08 February 2009

Books: The Appeal by John Grisham

In the hyper-reality world that John Grisham usually portrays in his legal thrillers, most (if not all) lawyers are crooked, evil and only care about money. Even in his Author’s Note in The Appeal, Grisham defends his home state of Mississippi, but does say there is a “lot of truth” in his story about how to rig an election. The blow-by-blow account sounds sadly way to real, and could make someone like me further question politics on both sides of coin.
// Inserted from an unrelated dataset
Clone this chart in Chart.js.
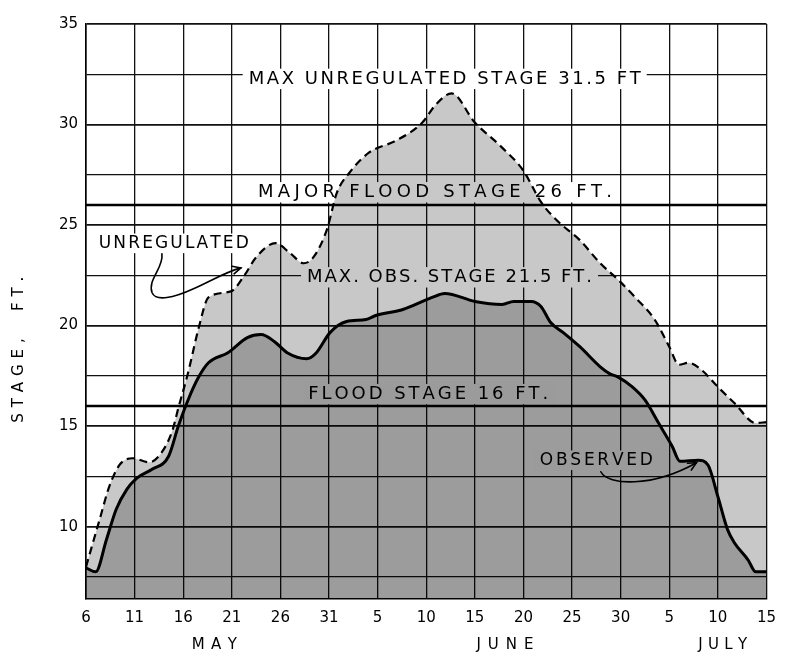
<!DOCTYPE html>
<html>
<head>
<meta charset="utf-8">
<script src="https://cdn.jsdelivr.net/npm/chart.js@4.4.1/dist/chart.umd.min.js"></script>
<style>
  html, body { margin: 0; padding: 0; background: #fff; }
  canvas { display: block; }
</style>
</head>
<body>
<canvas id="stageChart" width="786" height="653"></canvas>
<script>
// Day numbers are counted from May 6 (May 6 = 0, June 5 = 30, July 5 = 60).
const tickDayLabels = ['6', '11', '16', '21', '26', '31', '5', '10', '15', '20', '25', '30', '5', '10', '15'];
const monthNames = ['MAY', 'JUNE', 'JULY'];
const monthCenterDays = [13.2, 43.1, 65.5];
const gridStages = [7.5, 10, 12.5, 15, 17.5, 20, 22.5, 25, 27.5, 30, 32.5, 35];

// Unregulated (computed) stage, ft
const unregulatedDays = [0, 1.4, 2.4, 3.5, 4.8, 6.5, 7.8, 8.9, 9.5, 10.5, 11.6, 12.6, 14.9, 16.3, 17.5, 19.5, 21, 22.4, 23.4, 24.8, 25.8, 27.1, 29.1, 31.9, 34.6, 36, 37.6, 40, 42.7, 45, 46.8, 48.4, 50.8, 52.9, 54.7, 56.5, 58.5, 60, 61, 62, 63.3, 65, 66.7, 68.9, 70];
const unregulatedStage = [8.0, 10.35, 12.0, 13.1, 13.4, 13.2, 13.7, 14.8, 15.9, 17.65, 19.9, 21.4, 21.7, 22.5, 23.4, 24.1, 23.6, 23.1, 23.4, 24.8, 26.6, 27.6, 28.6, 29.2, 30.1, 31.0, 31.55, 30.1, 28.9, 27.7, 26.15, 25.25, 24.25, 23.1, 22.3, 21.4, 20.3, 18.95, 18.05, 18.15, 17.8, 16.95, 16.15, 15.15, 15.2];

// Observed stage, ft
const observedDays = [0, 1, 2.1, 3.1, 4.2, 5.2, 6.8, 8.5, 9.5, 10.5, 11.6, 12.6, 14.6, 16.6, 18, 19.4, 20.7, 22.7, 23.7, 25.1, 26.8, 28.8, 29.8, 32.6, 35.6, 36.9, 40, 42.8, 44, 45.8, 46.8, 47.8, 49.1, 50.8, 52.9, 53.9, 54.7, 56.2, 57.5, 58.9, 60.3, 61.1, 63, 64, 65, 66, 66.7, 68.1, 68.9, 70];
const observedStage = [7.95, 7.75, 9.35, 10.85, 11.85, 12.4, 12.85, 13.5, 15.0, 16.3, 17.45, 18.15, 18.65, 19.4, 19.55, 19.2, 18.65, 18.35, 18.65, 19.65, 20.2, 20.3, 20.5, 20.8, 21.4, 21.6, 21.2, 21.05, 21.2, 21.2, 20.95, 20.15, 19.65, 18.95, 17.95, 17.6, 17.45, 16.95, 16.3, 15.15, 14.0, 13.25, 13.3, 13.05, 11.5, 9.85, 9.2, 8.35, 7.75, 7.75];

const floodStage = 16;
const majorFloodStage = 26;
const maxUnregulatedStage = 31.5;
const maxObservedStage = 21.5;

const FONT = '"DejaVu Sans", "Liberation Sans", sans-serif';

const toPoints = (xs, ys) => xs.map((x, i) => ({ x: x, y: ys[i] }));

// Text labels placed in data coordinates (day, stage); width is the lettered span in px
const noteLabels = [
  { text: 'MAX UNREGULATED STAGE ' + maxUnregulatedStage + ' FT', day: 36.9, stage: 32.27, width: 392, size: 18 },
  { text: 'MAJOR FLOOD STAGE ' + majorFloodStage + ' FT.', day: 35.9, stage: 26.63, width: 354, size: 18 },
  { text: 'MAX. OBS. STAGE ' + maxObservedStage + ' FT.', day: 37.4, stage: 22.4, width: 285, size: 18 },
  { text: 'FLOOD STAGE ' + floodStage + ' FT.', day: 35.2, stage: 16.59, width: 240, size: 18 },
  { text: 'UNREGULATED', day: 9.03, stage: 24.09, width: 150, size: 17 },
  { text: 'OBSERVED', day: 52.5, stage: 13.3, width: 113, size: 17 }
];

// Leader arrows (bezier control points in day/stage units)
const leaderArrows = [
  { start: [7.81, 23.57], curves: [
      [[8.01, 22.87], [6.29, 22.28], [6.80, 21.63]],
      [[7.20, 21.18], [9.03, 21.38], [11.06, 21.83]],
      [[13.09, 22.28], [14.41, 22.67], [15.93, 22.87]]
    ] },
  { start: [52.96, 12.73], curves: [
      [[53.67, 12.04], [58.23, 11.94], [62.8, 13.18]]
    ] }
];

function charWidths(ctx, text) {
  return Array.from(text).map(c => ctx.measureText(c).width);
}

function drawSpaced(ctx, text, cx, cy, targetW) {
  const chars = Array.from(text);
  const ws = charWidths(ctx, text);
  const sum = ws.reduce((a, b) => a + b, 0);
  const sp = chars.length > 1 ? (targetW - sum) / (chars.length - 1) : 0;
  let x = cx - targetW / 2;
  ctx.textAlign = 'left';
  ctx.textBaseline = 'middle';
  chars.forEach((c, i) => {
    ctx.fillText(c, x, cy);
    x += ws[i] + sp;
  });
}

const annotationPlugin = {
  id: 'stageNotes',
  beforeDatasetsDraw(chart) {
    // clear the grid behind each lettered note
    const { ctx, scales: { x, y } } = chart;
    ctx.save();
    ctx.fillStyle = '#ffffff';
    noteLabels.forEach(l => {
      const cx = x.getPixelForValue(l.day);
      const cy = y.getPixelForValue(l.stage);
      const h = l.size * 0.8;
      ctx.fillRect(cx - l.width / 2 - 6, cy - h / 2 - 3, l.width + 12, h + 6);
    });
    ctx.restore();
  },
  afterDatasetsDraw(chart) {
    const { ctx, chartArea, scales: { x, y } } = chart;
    ctx.save();
    // flood stage reference lines
    ctx.strokeStyle = '#000';
    ctx.lineWidth = 2.6;
    [floodStage, majorFloodStage].forEach(v => {
      const py = y.getPixelForValue(v);
      ctx.beginPath();
      ctx.moveTo(chartArea.left, py);
      ctx.lineTo(chartArea.right, py);
      ctx.stroke();
    });

    // lettered notes
    ctx.fillStyle = '#000';
    noteLabels.forEach(l => {
      ctx.font = l.size + 'px ' + FONT;
      drawSpaced(ctx, l.text, x.getPixelForValue(l.day), y.getPixelForValue(l.stage), l.width);
    });

    // leader arrows
    ctx.lineWidth = 1.6;
    ctx.lineCap = 'round';
    leaderArrows.forEach(a => {
      const P = p => [x.getPixelForValue(p[0]), y.getPixelForValue(p[1])];
      let [sx, sy] = P(a.start);
      ctx.beginPath();
      ctx.moveTo(sx, sy);
      let prev = [sx, sy];
      let last = [sx, sy];
      a.curves.forEach(c => {
        const c1 = P(c[0]), c2 = P(c[1]), e = P(c[2]);
        ctx.bezierCurveTo(c1[0], c1[1], c2[0], c2[1], e[0], e[1]);
        prev = c2; last = e;
      });
      ctx.stroke();
      // arrow head
      const ang = Math.atan2(last[1] - prev[1], last[0] - prev[0]);
      const len = 9;
      ctx.beginPath();
      ctx.moveTo(last[0] - len * Math.cos(ang - 0.45), last[1] - len * Math.sin(ang - 0.45));
      ctx.lineTo(last[0], last[1]);
      ctx.lineTo(last[0] - len * Math.cos(ang + 0.45), last[1] - len * Math.sin(ang + 0.45));
      ctx.stroke();
    });
    ctx.restore();
  },
  afterDraw(chart) {
    const { ctx, chartArea, scales: { x, y } } = chart;
    ctx.save();
    ctx.fillStyle = '#000';
    // month names under the day ticks
    ctx.font = '15px ' + FONT;
    const monthWidths = [45, 57, 49];
    monthNames.forEach((m, i) => {
      drawSpaced(ctx, m, x.getPixelForValue(monthCenterDays[i]), chartArea.bottom + 46, monthWidths[i]);
    });
    // vertical axis title
    ctx.translate(19, y.getPixelForValue(18.8));
    ctx.rotate(-Math.PI / 2);
    ctx.font = '15px ' + FONT;
    drawSpaced(ctx, 'STAGE,  FT.', 0, 0, 146);
    ctx.restore();
  }
};

new Chart(document.getElementById('stageChart'), {
  type: 'line',
  data: {
    datasets: [
      {
        label: 'Observed',
        data: toPoints(observedDays, observedStage),
        borderColor: '#000',
        borderWidth: 3,
        backgroundColor: 'rgba(0,0,0,0.225)',
        fill: 'start',
        pointRadius: 0,
        cubicInterpolationMode: 'monotone'
      },
      {
        label: 'Unregulated',
        data: toPoints(unregulatedDays, unregulatedStage),
        borderColor: '#000',
        borderWidth: 2.2,
        borderDash: [8, 5],
        backgroundColor: 'rgba(0,0,0,0.216)',
        fill: 'start',
        pointRadius: 0,
        cubicInterpolationMode: 'monotone'
      }
    ]
  },
  options: {
    responsive: false,
    animation: false,
    devicePixelRatio: 1,
    layout: { padding: { top: 24, right: 10, left: 0, bottom: 0 } },
    plugins: { legend: { display: false }, tooltip: { enabled: false } },
    scales: {
      x: {
        type: 'linear',
        min: 0,
        max: 70,
        afterFit: s => { s.height = 54; },
        border: { display: true, color: '#000', width: 1.6 },
        grid: { color: '#111', lineWidth: 1.3, drawTicks: false },
        ticks: {
          stepSize: 5,
          autoSkip: false,
          maxRotation: 0,
          padding: 10,
          color: '#000',
          font: { family: FONT, size: 15 },
          callback: v => tickDayLabels[Math.round(v / 5)]
        }
      },
      y: {
        type: 'linear',
        min: 6.4,
        max: 35,
        afterFit: s => { s.width = 86; },
        afterBuildTicks: s => { s.ticks = gridStages.map(v => ({ value: v })); },
        border: { display: true, color: '#000', width: 1.6 },
        grid: {
          color: '#111',
          lineWidth: c => (c.tick && c.tick.value % 5 === 0 ? 1.8 : 1.3),
          drawTicks: false
        },
        ticks: {
          padding: 8,
          color: '#000',
          font: { family: FONT, size: 15 },
          callback: v => (v % 5 === 0 ? String(v) : '')
        }
      }
    }
  },
  plugins: [annotationPlugin]
});
</script>
</body>
</html>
And while, in typical Grisham fashion, his characters are all stick figures, his talents lay in creating a plausible story of corruption at the heart of the American judicial system. He lays out how easily, it seems, Americans can be duped into supporting candidates without really understanding -or even caring - what they truly stand for. All it takes, it seems is just throw out a few fear inducing ideology Easter eggs like gay marriage, gun control and the death penalty (which Grisham writes is ironic that the ones on the Right, who fight abortion, will also be the first to support the death penalty) and people ignore that maybe, just maybe, their candidates rise to power has nothing to do with up holding the Constitution, but to be in the pockets of people who have way too much money and time on their hands.

The Appeal is Grishman’s best book in years and gets the sour taste left out of my ,mouth by the atrocious Playing for Pizza.